I live in Edmonton and for years if you wanted good smoked meat sandwiches you went to Teddies a local restaurant.  The owner was a Jewish survivor of the Holocaust and learned how to cook from his mother in law. I worked there for a year after graduating from university and starting my teaching career.  That's where I learned how to love great smoked meat. Growing up there were lots of ethnic restaurants that served great food.   Recently there was an article in the paper about where you could get a great Rueben sandwich.  Not too many places make it the old fashioned way with great sides such as home made pickles, cole slaw and potato salad.
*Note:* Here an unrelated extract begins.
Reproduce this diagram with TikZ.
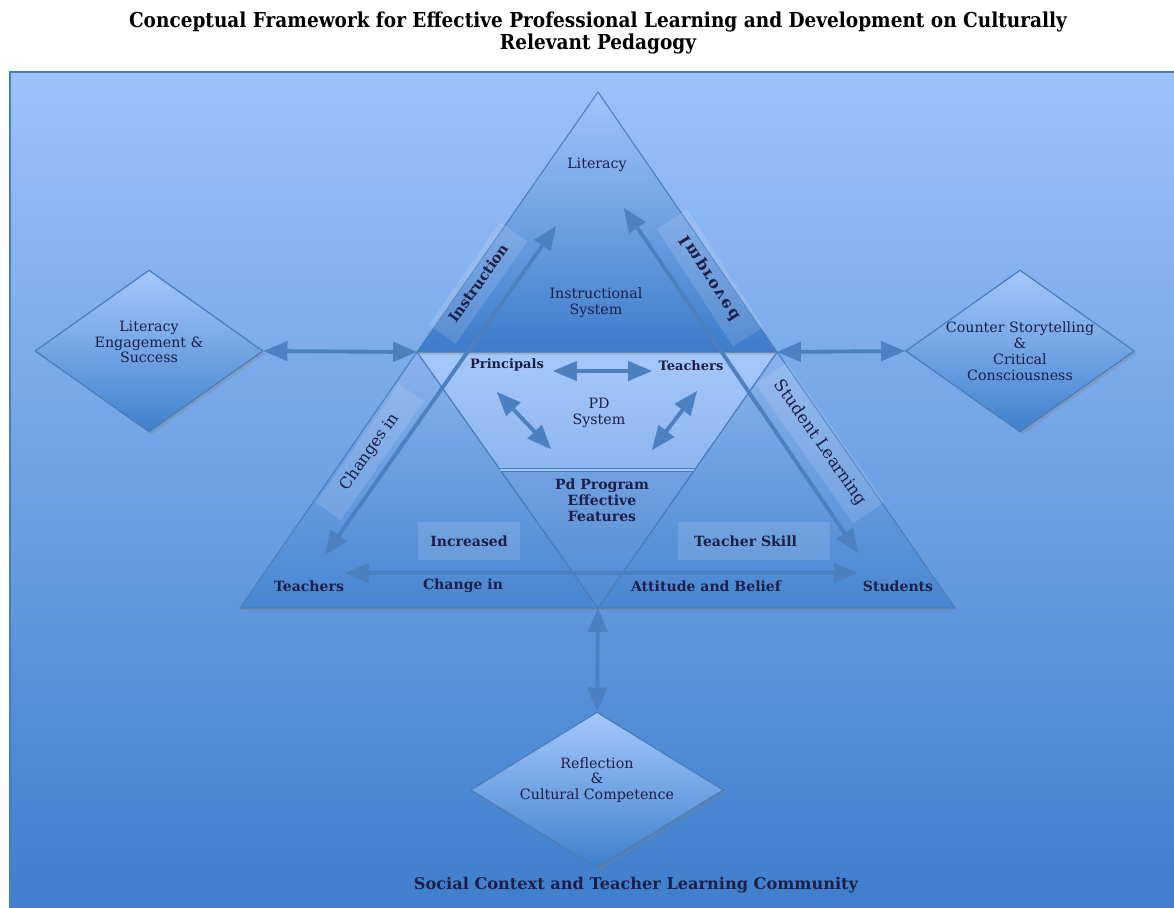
\documentclass[tikz,border=0pt]{standalone}
\usepackage{fontspec}
\setmainfont{DejaVu Serif}
\newfontfamily\condfont{DejaVu Serif Condensed}
\usepackage{tikz}
\usetikzlibrary{shapes.geometric}
\usetikzlibrary{arrows}
\usetikzlibrary{shadows}

\definecolor{bgtop}{HTML}{9CC2FA}
\definecolor{bgbot}{HTML}{3E7ECC}
\definecolor{edge}{HTML}{4A7EBB}
\definecolor{arr}{HTML}{4D80C0}
\definecolor{ink}{HTML}{1E1E46}
\definecolor{trtop}{HTML}{A0C5FB}
\definecolor{trbot}{HTML}{3D7CCA}
\definecolor{lotop}{HTML}{8AB3EE}
\definecolor{lobot}{HTML}{4886D1}
\definecolor{pdtop}{HTML}{A6C9FB}
\definecolor{pdbot}{HTML}{8DB5EF}
\definecolor{pgtop}{HTML}{72A1E2}
\definecolor{pgbot}{HTML}{4F89D3}
\definecolor{dmtop}{HTML}{A4C8FC}
\definecolor{dmbot}{HTML}{4080CC}

\tikzset{
  dmd/.style={diamond, draw=edge, line width=0.7pt, inner sep=0pt,
    top color=dmtop, bottom color=dmbot,
    drop shadow={opacity=0.3, shadow xshift=1.5pt, shadow yshift=-1.5pt}},
  txt/.style={font=\fontsize{8.1}{9}\selectfont, text=ink, align=center},
  lbl/.style={font=\bfseries\fontsize{8}{9}\selectfont, text=ink, align=center},
  banner/.style={fill=white, fill opacity=0.12, text opacity=1, text=ink, inner sep=0pt},
  link/.style={triangle 45-triangle 45, draw=arr, line width=2.2pt},
}

\begin{document}
\begin{tikzpicture}[x=0.02cm, y=-0.02cm]
\useasboundingbox (0,0) rectangle (1174,907);

%%% Title
\node[font=\condfont\bfseries\fontsize{11.7}{12}\selectfont, align=center] (title) at (598,33)
  {Conceptual Framework for Effective Professional Learning and Development on Culturally\\Relevant Pedagogy};

%%% Background
\draw[draw=edge, line width=0.6pt, top color=bgtop, bottom color=bgbot] (10,72) rectangle (1180,915);

%%% Triangle corners
\coordinate (apex) at (598,92);
\coordinate (tl) at (417,352);
\coordinate (tr) at (777,352);
\coordinate (bl) at (240,608);
\coordinate (bm) at (598,608);
\coordinate (br) at (955,608);
\coordinate (pl) at (500,470);
\coordinate (pr) at (694,470);

\draw[draw=edge, line width=0.6pt, top color=lotop, bottom color=lobot,
  drop shadow={opacity=0.3, shadow xshift=1pt, shadow yshift=-1.5pt}] (tl) -- (bl) -- (bm) -- cycle;
\draw[draw=edge, line width=0.6pt, top color=lotop, bottom color=lobot,
  drop shadow={opacity=0.3, shadow xshift=1pt, shadow yshift=-1.5pt}] (tr) -- (bm) -- (br) -- cycle;
\fill[top color=pdtop, bottom color=pdbot] (tl) -- (tr) -- (pr) -- (pl) -- cycle;
\fill[top color=pgtop, bottom color=pgbot] (pl) -- (pr) -- (bm) -- cycle;
\draw[edge, line width=0.6pt] (tl) -- (bm) -- (tr);
\draw[draw=edge, line width=0.6pt, top color=trtop, bottom color=trbot,
  drop shadow={opacity=0.35, shadow xshift=0.5pt, shadow yshift=-1.5pt}] (apex) -- (tl) -- (tr) -- cycle;
\draw[draw=edge, double=pdtop, double distance=1.2pt, line width=0.6pt] (pl) -- (pr);

%%% Banners along the sides
\node[banner, rotate=55, minimum width=2.5cm, minimum height=0.66cm,
  font=\bfseries\fontsize{8.3}{9}\selectfont] (instr) at (478,283) {Instruction};
\node[banner, rotate=-57, yscale=-1, minimum width=2.8cm, minimum height=0.72cm,
  font=\bfseries\fontsize{9}{9}\selectfont\addfontfeature{LetterSpace=12}] (impr) at (710,278) {Improved};
\node[banner, rotate=55, minimum width=2.9cm, minimum height=0.6cm,
  font=\fontsize{9}{9}\selectfont] (chg) at (370,452) {Changes in};
\node[banner, rotate=-55, minimum width=3.4cm, minimum height=0.76cm,
  font=\fontsize{9.5}{9.5}\selectfont] (stl) at (820,443) {Student Learning};
\node[banner, lbl, minimum width=2.04cm, minimum height=0.76cm] (incr) at (469,541) {Increased};
\node[banner, lbl, minimum width=3.04cm, minimum height=0.76cm] (tskill) at (754,541) {Teacher Skill\hspace{1.2em}};

%%% Labels
\node[txt] (lit) at (597,165) {Literacy};
\node[txt] (isys) at (596,303) {Instructional\\System};
\node[lbl, font=\bfseries\fontsize{7.4}{9}\selectfont] (prin) at (507,365) {Principals};
\node[lbl, font=\bfseries\fontsize{7.4}{9}\selectfont] (tchr) at (691,366) {Teachers};
\node[txt] (pdsys) at (599,413) {PD\\System};
\node[lbl, font=\bfseries\fontsize{8}{9.2}\selectfont] (pdprog) at (602,500) {Pd Program\\Effective\\Features};
\node[lbl] (tchs) at (309,586) {Teachers};
\node[lbl] (chgin) at (463,586) {Change in};
\node[lbl] (att) at (706,586) {Attitude and Belief};
\node[lbl] (stds) at (898,586) {Students};
\node[lbl, font=\bfseries\fontsize{9.2}{10}\selectfont] (social) at (636,885) {Social Context and Teacher Learning Community};

%%% Diamonds
\node[dmd, minimum width=4.56cm, minimum height=3.24cm,
  label={[txt, yshift=0.18cm]center:{Literacy\\Engagement \&\\Success}}] (eng) at (149,351) {};
\node[dmd, minimum width=4.58cm, minimum height=3.24cm,
  label={[txt]center:{Counter Storytelling\\\&\\Critical\\Consciousness}}] (cs) at (1020,351) {};
\node[dmd, minimum width=5.06cm, minimum height=3.12cm,
  label={[txt, yshift=0.2cm]center:{Reflection\\\&\\Cultural Competence}}] (refl) at (597,790) {};

%%% Arrow ends
\coordinate (insA) at (556,226);
\coordinate (chgA) at (325,555);
\coordinate (impA) at (624,208);
\coordinate (stuA) at (858,553);
\coordinate (tchA) at (345,573);
\coordinate (stdA) at (858,573);
\coordinate (p1) at (553,371);
\coordinate (p2) at (652,371);
\coordinate (p3) at (497,392);
\coordinate (p4) at (551,449);
\coordinate (p5) at (697,391);
\coordinate (p6) at (652,450);

%%% Arrows
\foreach \x/\y in {eng.east/tl, tr/cs.west, bm/refl.north, chgA/insA, impA/stuA, tchA/stdA, p1/p2, p3/p4, p5/p6}{
\draw[link] (\x) -- (\y);
}

\end{tikzpicture}
\end{document}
My husband was in Teddies a couple of months ago and since Saul retired the place is not the same and he did not enjoy his sandwich. 
We are in Banff and checked out a new diner called Squish.  The owner loves his Montreal smoked meat and hand cuts the brisket himself.  We had a great smoked meat sandwich and although there was no potato salad the pickle and coleslaw were first rate.  
We have a great Jewish bakery in our neighborhood in Edmonton called the Bon Ton.  I will bring him a great loaf of their sourdough rye to go with his wonderful meat the next time we are here .  Although I am not Jewish I love spreading the news about great food almost as much as eating it.


----------



## eal (Aug 18, 2012)

Thanks for the tip!


----------



## Tacoma (Aug 19, 2012)

Thanks Mary that will be be a place I will definitely check out.  I grew up near Montreal and love a good smoked meat sandwich.

Joan


----------



## jehb2 (Sep 16, 2012)

What a wonderful post.  We really love our smoked meats here in Texas.  But I can't wait til my next trip to Canada.  My mouth is absolutely watering.


----------



## gnorth16 (Sep 19, 2012)

I miss Bon Ton...  I lived in Summerside and would make a point of stopping there every time I had a doctors appointment at Meadowlark Mall.... Carb overload!!!!


----------



## spirits (Sep 19, 2012)

*Bon Ton is wonderful*

I don't know how long it has been since you were there but boy has it ever expanded.  They still make wonderful bread, especially the ryes but they incorporate a lot of local food artisans, think home made jams, hummus etc.  Their baking is world class.  They had a wonderful Grand Marnier torte that my husband and son loved but retired it.  So I bought their Hazlenut torte.  It must have had a pound of butter in the icing.  So decadent, so wonderful...so my hips are two inches bigger it was worth it.  It is really the premier bakery in Edmonton......Costco comes in second lol.


----------



## spirits (Sep 19, 2012)

*Bon Ton website*

http://www.bonton.ca/


----------